Im vorliegenden Fall fehlt es schon am Erfordernis einer nicht als schwer anzusehenden Schuld; weist doch die im § 207 Abs 1 StGB vorgesehene Strafdrohung darauf hin, daß der Gesetzgeber den Unwert des in Rede stehenden Verbrechens an sich hoch veranschlagt. Hinzu kommt, daß der Angeklagte, dem der Sachverständige lebensaltertypische Reife und intakte Persönlichkeitsstruktur attestiert (115 f, 199 f), die deliktischen Angriffe auf ein neunjähriges Mädchen mehrfach wiederholt hat. Demgegenüber vermag der Beschwerdeeinwand, der Nichtigkeitswerber habe weder Gewalt noch nötigende Bedrohung angewendet, den hohen sozialen Störwert der ihm angelasteten Taten nicht zu mindern; denn die Anwendung dieser Mittel hätte die Subsumierung seines Verhaltens auch unter den idealkonkurrierenden Tatbestand des § 202 Abs 1 StGB bewirkt, während eine Verletzung des Mädchens zusätzlich als erschwerend ins Gewicht gefallen wäre.

Die zur Gänze unbegründete Nichtigkeitsbeschwerde war sonach zu verwerfen.

Das Erstgericht verhängte über den Angeklagten nach § 207 Abs 1 StGB unter Anwendung des § 5 Z 4 JGG eine viermonatige Freiheitsstrafe, die es gemäß § 43 Abs 1 StGB für eine Probezeit von drei Jahren bedingt nachsah, und ordnete gemäß § 50 Abs 1 StGB Bewährungshilfe an.
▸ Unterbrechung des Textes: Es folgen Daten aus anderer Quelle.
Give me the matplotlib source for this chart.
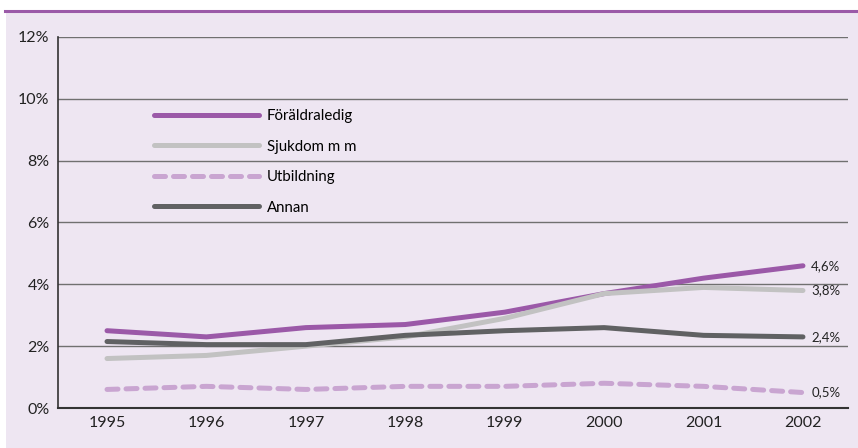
import matplotlib
matplotlib.use("Agg")
import matplotlib.pyplot as plt
from matplotlib.patches import Rectangle
from matplotlib.lines import Line2D

years = [1995, 1996, 1997, 1998, 1999, 2000, 2001, 2002]
foraldraledig = [2.5, 2.3, 2.6, 2.7, 3.1, 3.7, 4.2, 4.6]
sjukdom = [1.6, 1.7, 2.0, 2.3, 2.9, 3.7, 3.9, 3.8]
utbildning = [0.6, 0.7, 0.6, 0.7, 0.7, 0.8, 0.7, 0.5]
annan = [2.15, 2.05, 2.05, 2.35, 2.5, 2.6, 2.35, 2.3]
end_labels = ["4,6%", "3,8%", "0,5%", "2,4%"]
yticks = [0, 2, 4, 6, 8, 10, 12]

plt.rcParams['font.family'] = ['Lato', 'DejaVu Sans']

bg = '#EEE6F2'
fig = plt.figure(figsize=(8.58, 4.48), dpi=100)
fig.patch.set_facecolor('white')
# lavender panel and purple rule on top
fig.patches.append(Rectangle((6 / 858, 0), 1, 1 - 12 / 448, transform=fig.transFigure,
                             facecolor=bg, edgecolor='none', zorder=-10))
fig.lines.append(Line2D([5 / 858, 1], [1 - 11 / 448, 1 - 11 / 448], transform=fig.transFigure,
                        color='#9B5AA8', lw=2.2, zorder=-5))

ax = fig.add_axes([58 / 858, 1 - 408 / 448, 790 / 858, 371 / 448])
ax.set_zorder(1)
ax.set_facecolor('none')

series = [
    (foraldraledig, '#9B59A8', '-', 'Föräldraledig'),
    (sjukdom, '#C2C2C2', '-', 'Sjukdom m m'),
    (utbildning, '#C9A5D1', (0, (2.2, 1.6)), 'Utbildning'),
    (annan, '#606163', '-', 'Annan'),
]
for vals, col, ls, name in series:
    ax.plot(years, vals, color=col, lw=3.6, ls=ls, label=name, solid_capstyle='round',
            dash_capstyle='round', zorder=3)

for (vals, col, ls, name), lab in zip(series, end_labels):
    ax.annotate(lab, (years[-1], vals[-1]), xytext=(6, 0), textcoords='offset points',
                va='center', ha='left', fontsize=9.5, color='#222222')

ax.set_xlim(1994.507, 2002.453)
ax.set_ylim(0, 12)
ax.set_yticks(yticks)
ax.set_yticklabels([f"{t}%" for t in yticks])
ax.set_xticks(years)
ax.grid(axis='y', color='#707070', lw=1)
ax.set_axisbelow(True)
for s in ['top', 'right']:
    ax.spines[s].set_visible(False)
ax.spines['left'].set_color('#333333')
ax.spines['bottom'].set_color('#333333')
ax.spines['left'].set_linewidth(1.2)
ax.spines['bottom'].set_linewidth(1.5)
ax.tick_params(length=0, labelsize=11.5, colors='#222222', pad=6)

leg = ax.legend(loc='upper left', bbox_to_anchor=(0.105, 0.842), frameon=False, fontsize=10.8,
                handlelength=7.0, handletextpad=0.5, labelspacing=1.1)

fig.savefig('out.png', dpi=100)
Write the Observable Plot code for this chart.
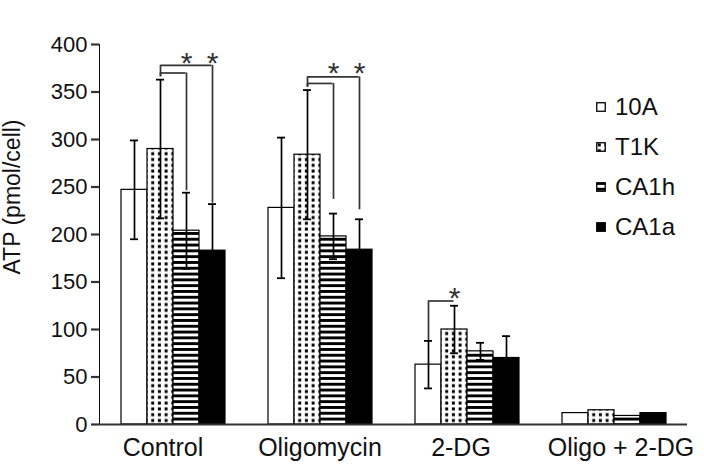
<!DOCTYPE html>
<html><head><meta charset="utf-8">
<script src="https://cdn.jsdelivr.net/npm/d3@7"></script>
<script src="https://cdn.jsdelivr.net/npm/@observablehq/plot@0.6"></script>
<style>
body{margin:0;background:#fff;}
#wrap{position:relative;width:704px;height:474px;font-family:"Liberation Sans",Arial,sans-serif;color:#111;}
#ytitle{position:absolute;left:12px;top:197px;transform:translate(-50%,-50%) rotate(-90deg);font-size:23px;line-height:1;white-space:nowrap;}
#legend{position:absolute;left:596px;top:87px;}
.row{display:flex;align-items:center;height:40px;font-size:24px;}
.row svg{margin-right:9px;}
</style></head>
<body>
<div id="wrap">
<svg width="0" height="0" style="position:absolute;left:0;top:0"><defs>
<pattern id="pDots" patternUnits="userSpaceOnUse" width="6.7" height="5.8"><rect width="6.7" height="5.8" fill="#fff"/><rect x="1.8" y="1.4" width="3" height="3" fill="#000"/></pattern>
<pattern id="pStripes" patternUnits="userSpaceOnUse" width="8" height="5.8"><rect width="8" height="5.8" fill="#fff"/><rect y="0" width="8" height="2.9" fill="#000"/></pattern>
</defs></svg>
<div id="ytitle">ATP (pmol/cell)</div>
<div id="legend"></div>
</div>
<script>
// ---- data ----
const categories = ["Control", "Oligomycin", "2-DG", "Oligo + 2-DG"];
const seriesNames = ["10A", "T1K", "CA1h", "CA1a"];
const values10A  = [247, 228, 63, 12];
const valuesT1K  = [290, 284, 100, 15];
const valuesCA1h = [204, 198, 77, 9];
const valuesCA1a = [183, 184, 70, 12];
const err10A  = [52, 74, 25, 0];
const errT1K  = [73, 68, 25, 0];
const errCA1h = [40, 24, 9, 0];
const errCA1a = [49, 32, 23, 0];
const yTicks = [0, 50, 100, 150, 200, 250, 300, 350, 400];

// significance brackets
const bracketCond  = ["Control", "Control", "Oligomycin", "Oligomycin", "2-DG"];
const bracketFrom  = ["T1K", "T1K", "T1K", "T1K", "10A"];
const bracketTo    = ["CA1h", "CA1a", "CA1h", "CA1a", "T1K"];
const bracketLevel = [370, 378, 359, 366, 130];
const bracketFromEnd = [366, 366, 355, 355, 88];
const bracketToEnd   = [246, 233, 237, 226, 130];
const starLevel    = [388, 388, 377, 377, 140];

// ---- styles ----
const seriesFills = ["#fff", "url(#pDots)", "url(#pStripes)", "#000"];
const labelShift = [-10, 0, -6, 7];

const seriesValues = [values10A, valuesT1K, valuesCA1h, valuesCA1a];
const seriesErrors = [err10A, errT1K, errCA1h, errCA1a];
const rows = [];
categories.forEach((c, j) => seriesNames.forEach((s, i) => rows.push({
  cond: c, series: s, value: seriesValues[i][j], err: seriesErrors[i][j], fill: seriesFills[i]
})));
const errRows = rows.filter(d => d.err > 0);
const brackets = bracketCond.map((c, k) => ({
  cond: c, from: bracketFrom[k], to: bracketTo[k], level: bracketLevel[k],
  fromEnd: bracketFromEnd[k], toEnd: bracketToEnd[k], star: starLevel[k]
}));

const W = 704, H = 474, mL = 97, mR = 16, mT = 44, mB = 50;
const padOuter = 0.74;
const bw = (W - mL - mR) / categories.length / (seriesNames.length + 2 * padOuter);
const capInset = (bw - 9) / 2;

const chart = Plot.plot({
  width: W, height: H,
  marginLeft: mL, marginRight: mR, marginTop: mT, marginBottom: mB,
  style: {fontFamily: '"Liberation Sans", Arial, sans-serif', fontSize: "22px", color: "#111", background: "#fff"},
  fx: {domain: categories, padding: 0, label: null, axis: null},
  x: {domain: seriesNames, paddingInner: 0, paddingOuter: padOuter, axis: null},
  y: {domain: [0, 400], ticks: yTicks, tickSize: 8, tickPadding: 4, line: true, label: null},
  color: {type: "identity"},
  marks: [
    ...categories.map((c, j) => Plot.text([c], {fx: d => d, text: d => d, frameAnchor: "bottom", lineAnchor: "middle", dy: 23, dx: labelShift[j], fontSize: 25, fill: "#111"})),
    Plot.barY(rows, {fx: "cond", x: "series", y: "value", fill: "fill", stroke: "#000", strokeWidth: 1.2}),
    Plot.ruleX(errRows, {fx: "cond", x: "series", y1: d => d.value - d.err, y2: d => d.value + d.err, stroke: "#000", strokeWidth: 1.7}),
    Plot.tickY(errRows, {fx: "cond", x: "series", y: d => d.value + d.err, insetLeft: capInset, insetRight: capInset, stroke: "#000", strokeWidth: 1.8}),
    Plot.tickY(errRows, {fx: "cond", x: "series", y: d => d.value - d.err, insetLeft: capInset, insetRight: capInset, stroke: "#000", strokeWidth: 1.8}),
    Plot.ruleY(brackets, {fx: "cond", x1: "from", x2: "to", y: "level", insetLeft: bw / 2, insetRight: bw / 2, stroke: "#333", strokeWidth: 1.7}),
    Plot.ruleX(brackets.filter(d => d.toEnd !== d.level), {fx: "cond", x: "to", y1: "toEnd", y2: "level", stroke: "#333", strokeWidth: 1.7}),
    Plot.ruleX(brackets, {fx: "cond", x: "from", y1: "fromEnd", y2: "level", stroke: "#333", strokeWidth: 1.7}),
    Plot.text(brackets, {fx: "cond", x: "to", y: "star", text: () => "*", fontSize: 30, dy: 7, fill: "#333"}),
    Plot.ruleY([0], {stroke: "#333", strokeWidth: 2.2})
  ]
});
d3.select(chart).selectAll('g[aria-label^="y-axis"] path, g[aria-label^="y-axis"] line')
  .attr("stroke-width", 2.2).attr("stroke", "#333");
document.getElementById("wrap").prepend(chart);

// legend
const legend = d3.select("#legend");
seriesNames.forEach((s, i) => {
  const row = legend.append("div").attr("class", "row");
  const sw = row.append("svg").attr("width", 10).attr("height", 10);
  sw.append("rect").attr("x", 0.75).attr("y", 0.75).attr("width", 8.5).attr("height", 8.5)
    .attr("fill", seriesFills[i]).attr("stroke", "#000").attr("stroke-width", 1.3);
  row.append("span").text(s);
});
</script>
</body></html>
Dabei wertete es die Wiederholung der Unzuchtsakte als erschwerend, hingegen das Alter des Angeklagten knapp über vierzehn Jahre, dessen bisher ordentlichen Lebenswandel und den auffallenden Widerspruch zu seinem sonstigen Verhalten als mildernd.

In seiner dagegen erhobenen Berufung beantragt der Rechtsmittelwerber, von einem Strafausspruch abzusehen (§ 12 JGG), oder den Ausspruch über die Strafe vorzubehalten (§ 13 JGG), in eventu die Freiheitsstrafe herabzusetzen.

Die Berufung ist nicht begründet.

Warum die vom Berufungswerber auch hier zu seinen Gunsten ins Treffen geführten Umstände (keine Anwendung von Gewalt oder einer nötigenden Drohung; keine Verletzung des Opfers) nicht mildernd sein können, wurde bereits in der Rechtsrüge dargetan. Der weitere Einwand, er habe den Afterbereich des Mädchens nur "berührt", ist urteilsfremd (vgl US 3, 9 verbo: "drückte").

Unter Berücksichtigung aller Strafzumessungskomponenten (§ 32 StGB) bedarf es bei Manfred R***** auch nach Ansicht des Obersten Gerichtshofes der Verhängung einer dem Schuld- und Unrechtsgehalt adäquaten viermonatigen (bedingt nachgesehenen) Freiheitsstrafe, um ihn künftighin von der Begehung weiterer strafbarer Handlungen abzuhalten, weshalb die (primär) beantragten Maßnahmen nach § 12 Abs 1 JGG oder § 13 Abs 1 JGG aus spezialpräventiven Gründen nicht mehr in Frage kommen können.

Demnach mußte auch die Berufung erfolglos bleiben.